Work to be completed:
Restate all of the data exactly.

Dataset section:
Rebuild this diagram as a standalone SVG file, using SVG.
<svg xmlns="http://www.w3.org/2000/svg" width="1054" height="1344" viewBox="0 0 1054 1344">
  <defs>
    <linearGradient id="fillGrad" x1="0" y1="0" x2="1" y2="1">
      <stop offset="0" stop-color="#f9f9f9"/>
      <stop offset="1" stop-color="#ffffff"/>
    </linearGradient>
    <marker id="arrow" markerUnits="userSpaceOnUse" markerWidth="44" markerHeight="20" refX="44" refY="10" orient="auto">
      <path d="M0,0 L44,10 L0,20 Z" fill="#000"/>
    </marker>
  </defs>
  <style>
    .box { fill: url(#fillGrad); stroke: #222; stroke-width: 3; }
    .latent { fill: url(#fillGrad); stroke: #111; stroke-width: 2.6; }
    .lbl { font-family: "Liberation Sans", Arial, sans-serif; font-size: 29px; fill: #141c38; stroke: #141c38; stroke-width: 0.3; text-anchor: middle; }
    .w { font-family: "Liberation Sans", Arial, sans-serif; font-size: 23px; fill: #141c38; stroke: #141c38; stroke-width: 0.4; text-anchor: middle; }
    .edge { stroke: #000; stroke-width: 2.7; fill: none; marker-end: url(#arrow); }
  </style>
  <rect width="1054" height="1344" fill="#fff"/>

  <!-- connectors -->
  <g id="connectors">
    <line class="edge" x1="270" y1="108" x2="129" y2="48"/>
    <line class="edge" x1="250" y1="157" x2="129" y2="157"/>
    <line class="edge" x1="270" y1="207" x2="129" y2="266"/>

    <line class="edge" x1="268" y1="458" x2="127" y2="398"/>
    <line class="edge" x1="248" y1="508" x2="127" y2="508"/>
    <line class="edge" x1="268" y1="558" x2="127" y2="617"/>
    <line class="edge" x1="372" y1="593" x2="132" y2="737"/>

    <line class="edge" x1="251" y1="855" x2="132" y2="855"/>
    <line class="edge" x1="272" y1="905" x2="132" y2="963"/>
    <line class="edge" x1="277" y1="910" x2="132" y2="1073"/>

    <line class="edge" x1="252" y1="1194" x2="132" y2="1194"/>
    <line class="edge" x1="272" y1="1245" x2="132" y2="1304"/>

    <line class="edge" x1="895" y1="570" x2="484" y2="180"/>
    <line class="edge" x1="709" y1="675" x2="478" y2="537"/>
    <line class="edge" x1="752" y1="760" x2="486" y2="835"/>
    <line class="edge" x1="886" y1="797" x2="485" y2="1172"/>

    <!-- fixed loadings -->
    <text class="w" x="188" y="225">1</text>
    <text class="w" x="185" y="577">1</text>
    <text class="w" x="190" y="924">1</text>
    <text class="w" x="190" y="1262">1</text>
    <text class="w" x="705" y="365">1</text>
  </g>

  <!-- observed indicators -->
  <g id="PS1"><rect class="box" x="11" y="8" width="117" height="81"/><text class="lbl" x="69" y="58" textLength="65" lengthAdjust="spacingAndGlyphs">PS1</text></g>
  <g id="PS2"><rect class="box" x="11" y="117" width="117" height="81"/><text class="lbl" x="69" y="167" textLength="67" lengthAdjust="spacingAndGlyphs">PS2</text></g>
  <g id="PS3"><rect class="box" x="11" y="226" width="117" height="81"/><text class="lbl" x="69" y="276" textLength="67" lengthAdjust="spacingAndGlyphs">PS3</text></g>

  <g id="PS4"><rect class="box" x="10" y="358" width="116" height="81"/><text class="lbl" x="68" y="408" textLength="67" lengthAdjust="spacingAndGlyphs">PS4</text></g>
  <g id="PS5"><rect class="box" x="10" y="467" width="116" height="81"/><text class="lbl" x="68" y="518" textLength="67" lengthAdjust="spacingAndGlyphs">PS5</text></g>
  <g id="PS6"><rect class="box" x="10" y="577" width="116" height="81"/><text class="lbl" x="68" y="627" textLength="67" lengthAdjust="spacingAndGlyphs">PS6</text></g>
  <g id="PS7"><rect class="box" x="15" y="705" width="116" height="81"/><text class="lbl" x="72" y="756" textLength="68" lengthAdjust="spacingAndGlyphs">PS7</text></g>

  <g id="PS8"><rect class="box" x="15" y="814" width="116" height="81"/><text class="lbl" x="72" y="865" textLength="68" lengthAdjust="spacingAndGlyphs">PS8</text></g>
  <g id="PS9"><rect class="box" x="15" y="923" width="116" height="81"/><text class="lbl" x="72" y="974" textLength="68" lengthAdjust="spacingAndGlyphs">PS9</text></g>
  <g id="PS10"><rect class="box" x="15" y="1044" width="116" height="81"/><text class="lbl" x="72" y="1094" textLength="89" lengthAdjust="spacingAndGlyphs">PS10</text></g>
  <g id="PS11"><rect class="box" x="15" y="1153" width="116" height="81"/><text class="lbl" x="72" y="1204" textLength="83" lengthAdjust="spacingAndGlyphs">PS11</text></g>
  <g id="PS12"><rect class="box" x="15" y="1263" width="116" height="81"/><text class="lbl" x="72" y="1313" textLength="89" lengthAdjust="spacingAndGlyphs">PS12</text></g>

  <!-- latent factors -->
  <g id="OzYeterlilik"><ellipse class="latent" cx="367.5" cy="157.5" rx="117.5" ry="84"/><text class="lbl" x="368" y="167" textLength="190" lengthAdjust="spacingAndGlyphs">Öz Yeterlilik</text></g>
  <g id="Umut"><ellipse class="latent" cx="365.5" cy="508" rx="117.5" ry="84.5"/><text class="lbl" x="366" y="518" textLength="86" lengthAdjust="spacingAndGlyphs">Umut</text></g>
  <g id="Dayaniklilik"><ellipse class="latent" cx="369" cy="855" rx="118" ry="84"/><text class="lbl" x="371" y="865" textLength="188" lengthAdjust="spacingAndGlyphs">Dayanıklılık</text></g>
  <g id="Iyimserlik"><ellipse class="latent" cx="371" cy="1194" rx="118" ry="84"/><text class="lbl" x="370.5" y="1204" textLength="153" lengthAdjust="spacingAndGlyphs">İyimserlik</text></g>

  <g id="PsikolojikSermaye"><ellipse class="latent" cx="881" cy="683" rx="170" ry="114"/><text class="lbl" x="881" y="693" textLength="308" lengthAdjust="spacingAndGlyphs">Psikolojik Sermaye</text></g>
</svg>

Expected answer:
Rebuild this diagram as a standalone SVG file, using SVG.
<svg xmlns="http://www.w3.org/2000/svg" width="1054" height="1344" viewBox="0 0 1054 1344">
  <defs>
    <linearGradient id="fillGrad" x1="0" y1="0" x2="1" y2="1">
      <stop offset="0" stop-color="#f9f9f9"/>
      <stop offset="1" stop-color="#ffffff"/>
    </linearGradient>
    <marker id="arrow" markerUnits="userSpaceOnUse" markerWidth="44" markerHeight="20" refX="44" refY="10" orient="auto">
      <path d="M0,0 L44,10 L0,20 Z" fill="#000"/>
    </marker>
  </defs>
  <style>
    .box { fill: url(#fillGrad); stroke: #222; stroke-width: 3; }
    .latent { fill: url(#fillGrad); stroke: #111; stroke-width: 2.6; }
    .lbl { font-family: "Liberation Sans", Arial, sans-serif; font-size: 29px; fill: #141c38; stroke: #141c38; stroke-width: 0.3; text-anchor: middle; }
    .w { font-family: "Liberation Sans", Arial, sans-serif; font-size: 23px; fill: #141c38; stroke: #141c38; stroke-width: 0.4; text-anchor: middle; }
    .edge { stroke: #000; stroke-width: 2.7; fill: none; marker-end: url(#arrow); }
  </style>
  <rect width="1054" height="1344" fill="#fff"/>

  <!-- connectors -->
  <g id="connectors">
    <line class="edge" x1="270" y1="108" x2="129" y2="48"/>
    <line class="edge" x1="250" y1="157" x2="129" y2="157"/>
    <line class="edge" x1="270" y1="207" x2="129" y2="266"/>

    <line class="edge" x1="268" y1="458" x2="127" y2="398"/>
    <line class="edge" x1="248" y1="508" x2="127" y2="508"/>
    <line class="edge" x1="268" y1="558" x2="127" y2="617"/>
    <line class="edge" x1="372" y1="593" x2="132" y2="737"/>

    <line class="edge" x1="251" y1="855" x2="132" y2="855"/>
    <line class="edge" x1="272" y1="905" x2="132" y2="963"/>
    <line class="edge" x1="277" y1="910" x2="132" y2="1073"/>

    <line class="edge" x1="252" y1="1194" x2="132" y2="1194"/>
    <line class="edge" x1="272" y1="1245" x2="132" y2="1304"/>

    <line class="edge" x1="895" y1="570" x2="484" y2="180"/>
    <line class="edge" x1="709" y1="675" x2="478" y2="537"/>
    <line class="edge" x1="752" y1="760" x2="486" y2="835"/>
    <line class="edge" x1="886" y1="797" x2="485" y2="1172"/>

    <!-- fixed loadings -->
    <text class="w" x="188" y="225">1</text>
    <text class="w" x="185" y="577">1</text>
    <text class="w" x="190" y="924">1</text>
    <text class="w" x="190" y="1262">1</text>
    <text class="w" x="705" y="365">1</text>
  </g>

  <!-- observed indicators -->
  <g id="PS1"><rect class="box" x="11" y="8" width="117" height="81"/><text class="lbl" x="69" y="58" textLength="65" lengthAdjust="spacingAndGlyphs">PS1</text></g>
  <g id="PS2"><rect class="box" x="11" y="117" width="117" height="81"/><text class="lbl" x="69" y="167" textLength="67" lengthAdjust="spacingAndGlyphs">PS2</text></g>
  <g id="PS3"><rect class="box" x="11" y="226" width="117" height="81"/><text class="lbl" x="69" y="276" textLength="67" lengthAdjust="spacingAndGlyphs">PS3</text></g>

  <g id="PS4"><rect class="box" x="10" y="358" width="116" height="81"/><text class="lbl" x="68" y="408" textLength="67" lengthAdjust="spacingAndGlyphs">PS4</text></g>
  <g id="PS5"><rect class="box" x="10" y="467" width="116" height="81"/><text class="lbl" x="68" y="518" textLength="67" lengthAdjust="spacingAndGlyphs">PS5</text></g>
  <g id="PS6"><rect class="box" x="10" y="577" width="116" height="81"/><text class="lbl" x="68" y="627" textLength="67" lengthAdjust="spacingAndGlyphs">PS6</text></g>
  <g id="PS7"><rect class="box" x="15" y="705" width="116" height="81"/><text class="lbl" x="72" y="756" textLength="68" lengthAdjust="spacingAndGlyphs">PS7</text></g>

  <g id="PS8"><rect class="box" x="15" y="814" width="116" height="81"/><text class="lbl" x="72" y="865" textLength="68" lengthAdjust="spacingAndGlyphs">PS8</text></g>
  <g id="PS9"><rect class="box" x="15" y="923" width="116" height="81"/><text class="lbl" x="72" y="974" textLength="68" lengthAdjust="spacingAndGlyphs">PS9</text></g>
  <g id="PS10"><rect class="box" x="15" y="1044" width="116" height="81"/><text class="lbl" x="72" y="1094" textLength="89" lengthAdjust="spacingAndGlyphs">PS10</text></g>
  <g id="PS11"><rect class="box" x="15" y="1153" width="116" height="81"/><text class="lbl" x="72" y="1204" textLength="83" lengthAdjust="spacingAndGlyphs">PS11</text></g>
  <g id="PS12"><rect class="box" x="15" y="1263" width="116" height="81"/><text class="lbl" x="72" y="1313" textLength="89" lengthAdjust="spacingAndGlyphs">PS12</text></g>

  <!-- latent factors -->
  <g id="OzYeterlilik"><ellipse class="latent" cx="367.5" cy="157.5" rx="117.5" ry="84"/><text class="lbl" x="368" y="167" textLength="190" lengthAdjust="spacingAndGlyphs">Öz Yeterlilik</text></g>
  <g id="Umut"><ellipse class="latent" cx="365.5" cy="508" rx="117.5" ry="84.5"/><text class="lbl" x="366" y="518" textLength="86" lengthAdjust="spacingAndGlyphs">Umut</text></g>
  <g id="Dayaniklilik"><ellipse class="latent" cx="369" cy="855" rx="118" ry="84"/><text class="lbl" x="371" y="865" textLength="188" lengthAdjust="spacingAndGlyphs">Dayanıklılık</text></g>
  <g id="Iyimserlik"><ellipse class="latent" cx="371" cy="1194" rx="118" ry="84"/><text class="lbl" x="370.5" y="1204" textLength="153" lengthAdjust="spacingAndGlyphs">İyimserlik</text></g>

  <g id="PsikolojikSermaye"><ellipse class="latent" cx="881" cy="683" rx="170" ry="114"/><text class="lbl" x="881" y="693" textLength="308" lengthAdjust="spacingAndGlyphs">Psikolojik Sermaye</text></g>
</svg>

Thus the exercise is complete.